▸ Written instruction: Leave the pictures out and copy exactly the lines from the line containing "Rebuild this chart" to the line containing "import plotly.graph_objects as go", both lines included.
+ + + + + + +
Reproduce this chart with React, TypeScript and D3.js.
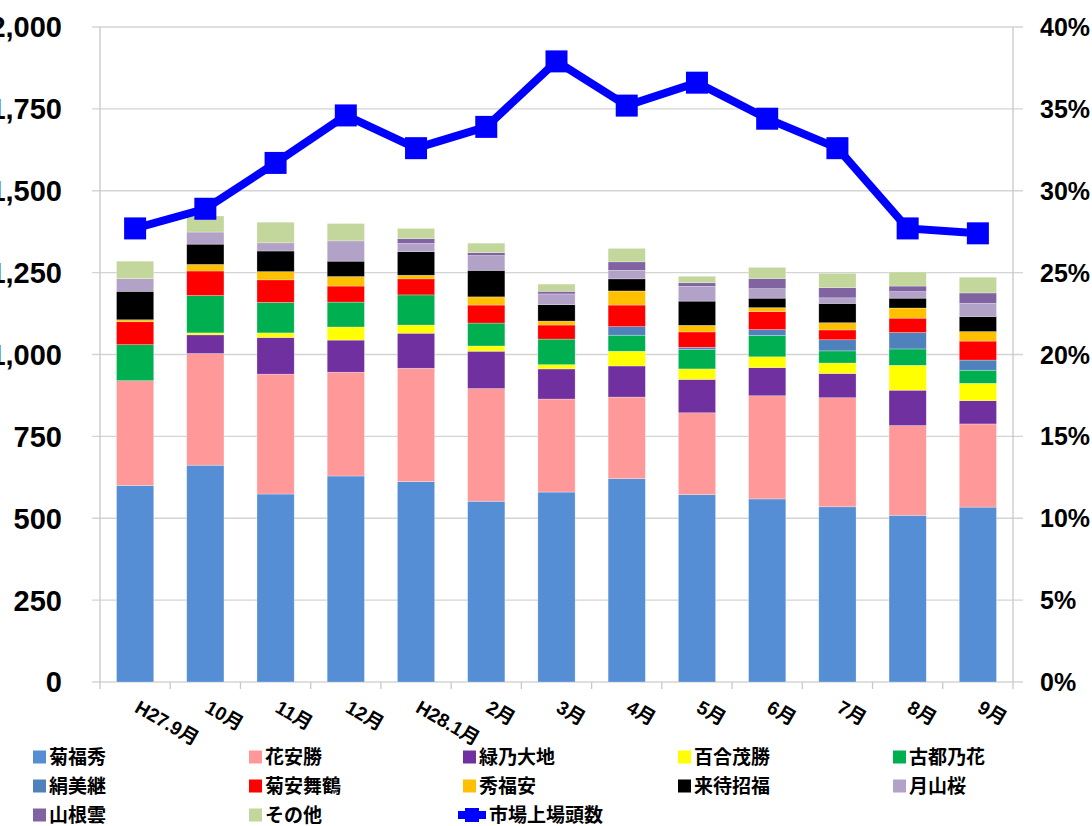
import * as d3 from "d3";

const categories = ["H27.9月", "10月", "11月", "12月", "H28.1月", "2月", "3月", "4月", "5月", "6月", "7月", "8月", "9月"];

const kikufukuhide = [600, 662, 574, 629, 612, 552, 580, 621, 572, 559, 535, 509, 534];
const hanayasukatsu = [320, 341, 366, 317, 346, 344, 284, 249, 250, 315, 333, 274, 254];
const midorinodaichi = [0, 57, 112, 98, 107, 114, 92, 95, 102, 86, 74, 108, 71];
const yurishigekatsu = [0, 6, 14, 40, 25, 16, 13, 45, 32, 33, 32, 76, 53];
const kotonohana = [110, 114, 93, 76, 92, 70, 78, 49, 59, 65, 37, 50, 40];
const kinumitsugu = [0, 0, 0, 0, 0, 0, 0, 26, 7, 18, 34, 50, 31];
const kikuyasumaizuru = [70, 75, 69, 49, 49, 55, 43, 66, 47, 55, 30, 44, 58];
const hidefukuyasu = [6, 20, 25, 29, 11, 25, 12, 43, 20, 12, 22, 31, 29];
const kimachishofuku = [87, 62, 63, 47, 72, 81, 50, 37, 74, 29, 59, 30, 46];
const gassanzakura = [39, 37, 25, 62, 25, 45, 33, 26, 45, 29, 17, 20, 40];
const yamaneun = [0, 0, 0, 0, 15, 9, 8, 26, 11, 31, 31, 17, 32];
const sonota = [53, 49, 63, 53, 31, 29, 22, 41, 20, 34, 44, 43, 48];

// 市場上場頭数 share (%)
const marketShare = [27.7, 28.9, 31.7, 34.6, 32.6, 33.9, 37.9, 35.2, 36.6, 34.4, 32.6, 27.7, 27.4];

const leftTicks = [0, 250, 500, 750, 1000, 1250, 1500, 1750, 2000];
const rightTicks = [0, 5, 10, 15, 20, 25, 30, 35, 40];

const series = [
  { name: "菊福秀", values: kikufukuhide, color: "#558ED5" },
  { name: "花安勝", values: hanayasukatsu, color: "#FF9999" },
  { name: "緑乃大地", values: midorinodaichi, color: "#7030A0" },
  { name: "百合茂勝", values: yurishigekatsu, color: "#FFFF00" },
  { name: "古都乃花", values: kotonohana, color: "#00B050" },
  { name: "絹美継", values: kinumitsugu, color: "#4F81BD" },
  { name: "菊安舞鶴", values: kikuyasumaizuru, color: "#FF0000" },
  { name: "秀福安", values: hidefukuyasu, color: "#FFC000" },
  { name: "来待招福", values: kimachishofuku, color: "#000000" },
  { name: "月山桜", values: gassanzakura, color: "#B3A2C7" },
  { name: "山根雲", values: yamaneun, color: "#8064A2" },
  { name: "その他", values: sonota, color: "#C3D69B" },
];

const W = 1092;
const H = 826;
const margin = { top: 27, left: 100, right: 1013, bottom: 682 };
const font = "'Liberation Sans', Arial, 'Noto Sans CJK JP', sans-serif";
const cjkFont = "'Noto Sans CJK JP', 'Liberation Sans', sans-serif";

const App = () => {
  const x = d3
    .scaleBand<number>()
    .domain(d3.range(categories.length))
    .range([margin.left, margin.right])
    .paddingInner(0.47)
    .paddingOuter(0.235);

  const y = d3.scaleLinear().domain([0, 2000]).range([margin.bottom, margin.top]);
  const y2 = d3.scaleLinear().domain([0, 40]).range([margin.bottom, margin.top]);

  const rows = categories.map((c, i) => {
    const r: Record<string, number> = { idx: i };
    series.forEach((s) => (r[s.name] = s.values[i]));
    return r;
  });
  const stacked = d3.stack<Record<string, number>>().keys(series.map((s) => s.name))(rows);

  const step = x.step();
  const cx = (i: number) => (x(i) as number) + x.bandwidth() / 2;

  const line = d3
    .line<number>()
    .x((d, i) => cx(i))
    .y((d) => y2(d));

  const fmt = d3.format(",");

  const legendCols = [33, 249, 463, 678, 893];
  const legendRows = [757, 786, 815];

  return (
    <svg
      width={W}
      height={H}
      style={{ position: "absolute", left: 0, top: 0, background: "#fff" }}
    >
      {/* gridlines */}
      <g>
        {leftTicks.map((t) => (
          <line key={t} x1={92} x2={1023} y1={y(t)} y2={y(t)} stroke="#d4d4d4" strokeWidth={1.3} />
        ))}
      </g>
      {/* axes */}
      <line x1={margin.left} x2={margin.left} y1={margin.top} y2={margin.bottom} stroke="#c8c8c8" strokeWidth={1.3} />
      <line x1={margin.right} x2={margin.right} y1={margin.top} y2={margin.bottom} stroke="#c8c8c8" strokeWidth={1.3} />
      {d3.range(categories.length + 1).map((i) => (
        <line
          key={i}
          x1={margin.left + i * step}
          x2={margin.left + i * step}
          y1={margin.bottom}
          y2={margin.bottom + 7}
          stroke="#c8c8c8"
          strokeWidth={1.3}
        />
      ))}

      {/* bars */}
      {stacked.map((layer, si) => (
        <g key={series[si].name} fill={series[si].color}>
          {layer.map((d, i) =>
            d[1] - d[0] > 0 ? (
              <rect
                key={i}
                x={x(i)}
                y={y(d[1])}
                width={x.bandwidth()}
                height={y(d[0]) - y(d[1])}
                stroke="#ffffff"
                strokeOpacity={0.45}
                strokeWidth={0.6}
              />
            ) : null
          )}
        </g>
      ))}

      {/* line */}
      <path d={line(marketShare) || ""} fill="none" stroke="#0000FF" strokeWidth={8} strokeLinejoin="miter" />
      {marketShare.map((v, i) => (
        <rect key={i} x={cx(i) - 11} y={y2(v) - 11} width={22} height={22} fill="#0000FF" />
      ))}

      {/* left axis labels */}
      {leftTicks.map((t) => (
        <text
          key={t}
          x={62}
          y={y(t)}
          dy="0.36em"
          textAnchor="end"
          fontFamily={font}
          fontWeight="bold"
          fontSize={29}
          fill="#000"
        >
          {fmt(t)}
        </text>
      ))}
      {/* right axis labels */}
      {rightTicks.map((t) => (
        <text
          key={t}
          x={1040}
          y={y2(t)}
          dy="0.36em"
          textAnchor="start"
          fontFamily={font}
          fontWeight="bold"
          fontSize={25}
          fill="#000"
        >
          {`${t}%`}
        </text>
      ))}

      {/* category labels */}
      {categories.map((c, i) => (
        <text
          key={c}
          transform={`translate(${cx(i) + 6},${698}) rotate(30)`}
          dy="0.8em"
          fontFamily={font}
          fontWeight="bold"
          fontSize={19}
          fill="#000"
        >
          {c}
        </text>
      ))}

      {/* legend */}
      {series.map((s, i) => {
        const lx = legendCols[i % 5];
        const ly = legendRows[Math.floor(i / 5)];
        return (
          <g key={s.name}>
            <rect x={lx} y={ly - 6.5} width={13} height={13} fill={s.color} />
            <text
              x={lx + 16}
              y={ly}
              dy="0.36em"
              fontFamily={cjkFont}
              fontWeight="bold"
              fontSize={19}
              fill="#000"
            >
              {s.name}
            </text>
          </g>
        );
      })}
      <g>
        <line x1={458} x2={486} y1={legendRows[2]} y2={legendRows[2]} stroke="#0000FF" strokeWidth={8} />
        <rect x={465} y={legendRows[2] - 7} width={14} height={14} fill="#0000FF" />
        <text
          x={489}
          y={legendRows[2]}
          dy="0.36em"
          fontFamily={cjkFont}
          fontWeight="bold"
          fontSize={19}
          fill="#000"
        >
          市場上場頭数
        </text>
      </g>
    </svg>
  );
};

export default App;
+ + + + + + +
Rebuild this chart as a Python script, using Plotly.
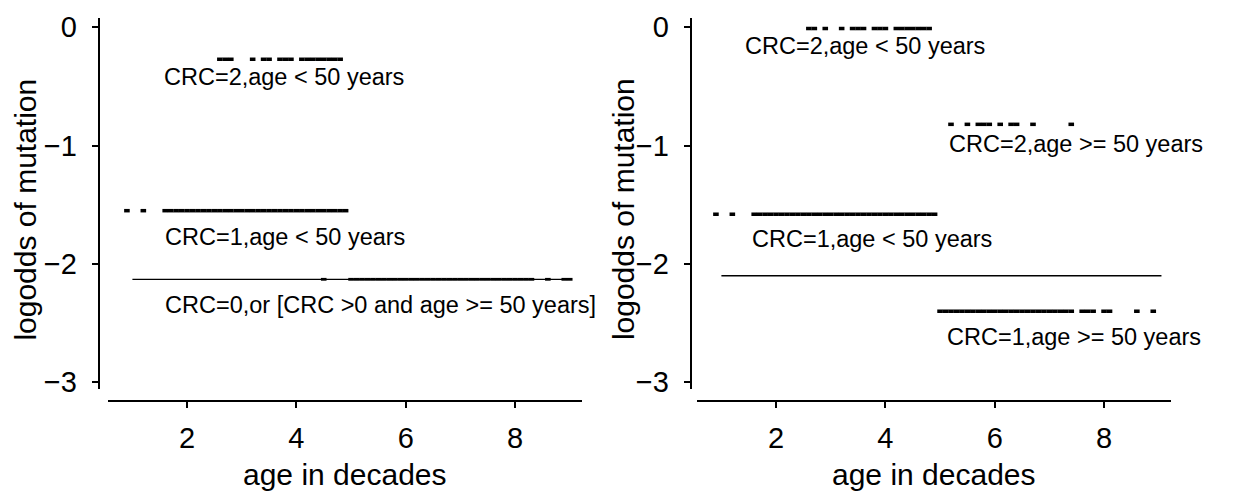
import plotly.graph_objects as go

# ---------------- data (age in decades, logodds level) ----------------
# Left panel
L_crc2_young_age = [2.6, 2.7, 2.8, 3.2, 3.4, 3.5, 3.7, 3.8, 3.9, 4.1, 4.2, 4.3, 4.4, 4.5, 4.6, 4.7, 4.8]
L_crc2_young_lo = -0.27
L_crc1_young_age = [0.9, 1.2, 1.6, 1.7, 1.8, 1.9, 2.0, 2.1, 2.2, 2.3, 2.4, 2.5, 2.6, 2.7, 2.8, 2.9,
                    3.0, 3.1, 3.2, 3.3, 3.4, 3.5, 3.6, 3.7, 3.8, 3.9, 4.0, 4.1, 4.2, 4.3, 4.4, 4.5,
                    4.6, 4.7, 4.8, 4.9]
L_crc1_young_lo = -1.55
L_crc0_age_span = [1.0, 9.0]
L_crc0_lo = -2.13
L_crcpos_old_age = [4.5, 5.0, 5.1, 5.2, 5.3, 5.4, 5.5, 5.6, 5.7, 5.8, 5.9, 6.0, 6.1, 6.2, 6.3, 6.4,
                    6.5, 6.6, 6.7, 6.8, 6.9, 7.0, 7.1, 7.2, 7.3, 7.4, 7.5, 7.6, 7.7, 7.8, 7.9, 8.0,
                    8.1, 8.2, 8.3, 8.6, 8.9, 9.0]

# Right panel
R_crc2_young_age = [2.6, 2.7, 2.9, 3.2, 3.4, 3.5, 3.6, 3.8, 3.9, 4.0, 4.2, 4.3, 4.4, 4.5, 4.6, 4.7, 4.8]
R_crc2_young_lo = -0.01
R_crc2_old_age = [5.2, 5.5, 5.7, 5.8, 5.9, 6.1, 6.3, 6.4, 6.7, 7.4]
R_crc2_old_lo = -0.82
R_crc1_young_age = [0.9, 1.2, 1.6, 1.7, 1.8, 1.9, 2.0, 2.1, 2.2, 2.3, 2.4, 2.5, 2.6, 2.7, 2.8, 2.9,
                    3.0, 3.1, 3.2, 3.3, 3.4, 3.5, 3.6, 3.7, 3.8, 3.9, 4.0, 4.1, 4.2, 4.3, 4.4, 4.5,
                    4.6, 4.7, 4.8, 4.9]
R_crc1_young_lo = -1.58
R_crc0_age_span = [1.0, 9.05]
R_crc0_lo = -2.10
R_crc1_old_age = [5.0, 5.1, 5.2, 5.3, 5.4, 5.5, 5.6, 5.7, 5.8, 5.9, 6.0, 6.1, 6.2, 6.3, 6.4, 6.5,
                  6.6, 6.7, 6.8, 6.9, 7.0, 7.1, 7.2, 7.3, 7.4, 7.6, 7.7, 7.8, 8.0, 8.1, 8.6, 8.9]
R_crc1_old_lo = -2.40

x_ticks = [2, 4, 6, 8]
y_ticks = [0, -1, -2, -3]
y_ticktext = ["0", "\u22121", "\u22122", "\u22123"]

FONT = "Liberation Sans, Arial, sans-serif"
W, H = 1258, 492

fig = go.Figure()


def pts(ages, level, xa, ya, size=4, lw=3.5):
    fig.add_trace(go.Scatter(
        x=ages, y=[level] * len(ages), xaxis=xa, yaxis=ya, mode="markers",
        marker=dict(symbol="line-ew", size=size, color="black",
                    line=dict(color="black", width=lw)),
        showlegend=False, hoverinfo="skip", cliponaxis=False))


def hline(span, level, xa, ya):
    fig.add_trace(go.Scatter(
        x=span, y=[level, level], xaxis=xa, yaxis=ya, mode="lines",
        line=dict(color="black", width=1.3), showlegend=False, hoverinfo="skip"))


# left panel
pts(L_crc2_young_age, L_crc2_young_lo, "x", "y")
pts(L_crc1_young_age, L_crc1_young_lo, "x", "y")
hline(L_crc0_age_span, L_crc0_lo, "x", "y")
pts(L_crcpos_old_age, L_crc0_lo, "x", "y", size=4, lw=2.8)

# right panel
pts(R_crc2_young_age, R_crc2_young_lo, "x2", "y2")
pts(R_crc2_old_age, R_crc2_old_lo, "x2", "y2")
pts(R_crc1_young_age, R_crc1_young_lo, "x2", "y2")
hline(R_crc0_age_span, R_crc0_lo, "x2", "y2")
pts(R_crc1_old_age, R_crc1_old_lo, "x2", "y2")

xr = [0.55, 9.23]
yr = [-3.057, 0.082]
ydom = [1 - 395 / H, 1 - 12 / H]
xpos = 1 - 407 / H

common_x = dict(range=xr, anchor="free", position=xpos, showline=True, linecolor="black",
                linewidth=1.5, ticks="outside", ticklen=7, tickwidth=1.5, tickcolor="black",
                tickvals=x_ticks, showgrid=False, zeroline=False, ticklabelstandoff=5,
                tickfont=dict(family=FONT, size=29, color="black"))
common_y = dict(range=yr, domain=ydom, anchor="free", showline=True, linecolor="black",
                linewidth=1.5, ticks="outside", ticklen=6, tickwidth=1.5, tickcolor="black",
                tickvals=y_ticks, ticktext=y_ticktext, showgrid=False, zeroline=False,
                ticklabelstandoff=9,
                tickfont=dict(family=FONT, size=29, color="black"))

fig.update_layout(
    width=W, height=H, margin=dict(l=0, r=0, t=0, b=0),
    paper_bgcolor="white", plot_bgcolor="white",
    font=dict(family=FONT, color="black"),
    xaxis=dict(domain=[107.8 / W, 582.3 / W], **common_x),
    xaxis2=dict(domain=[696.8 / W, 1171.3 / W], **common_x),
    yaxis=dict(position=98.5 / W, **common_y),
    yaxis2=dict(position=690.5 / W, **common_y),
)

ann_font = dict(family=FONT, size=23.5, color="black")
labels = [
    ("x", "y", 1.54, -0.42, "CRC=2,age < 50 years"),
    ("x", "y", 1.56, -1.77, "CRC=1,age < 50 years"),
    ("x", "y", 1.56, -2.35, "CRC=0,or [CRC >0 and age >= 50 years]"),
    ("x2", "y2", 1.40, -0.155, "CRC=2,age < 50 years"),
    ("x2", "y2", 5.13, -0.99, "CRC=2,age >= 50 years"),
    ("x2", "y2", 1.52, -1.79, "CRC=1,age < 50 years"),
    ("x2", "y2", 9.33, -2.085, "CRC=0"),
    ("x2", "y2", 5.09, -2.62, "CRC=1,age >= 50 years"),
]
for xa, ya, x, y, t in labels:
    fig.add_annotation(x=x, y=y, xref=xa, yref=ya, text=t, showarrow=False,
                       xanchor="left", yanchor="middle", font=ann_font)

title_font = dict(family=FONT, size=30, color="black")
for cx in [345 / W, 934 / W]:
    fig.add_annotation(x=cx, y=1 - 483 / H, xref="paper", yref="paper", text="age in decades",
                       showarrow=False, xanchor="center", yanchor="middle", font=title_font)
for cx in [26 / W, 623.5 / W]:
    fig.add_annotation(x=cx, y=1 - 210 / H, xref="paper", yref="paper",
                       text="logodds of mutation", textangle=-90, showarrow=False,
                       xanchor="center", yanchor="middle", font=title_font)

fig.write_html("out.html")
+ + + + + + +
▸ Exercise output:
Rebuild this chart as a Python script, using Plotly.
import plotly.graph_objects as go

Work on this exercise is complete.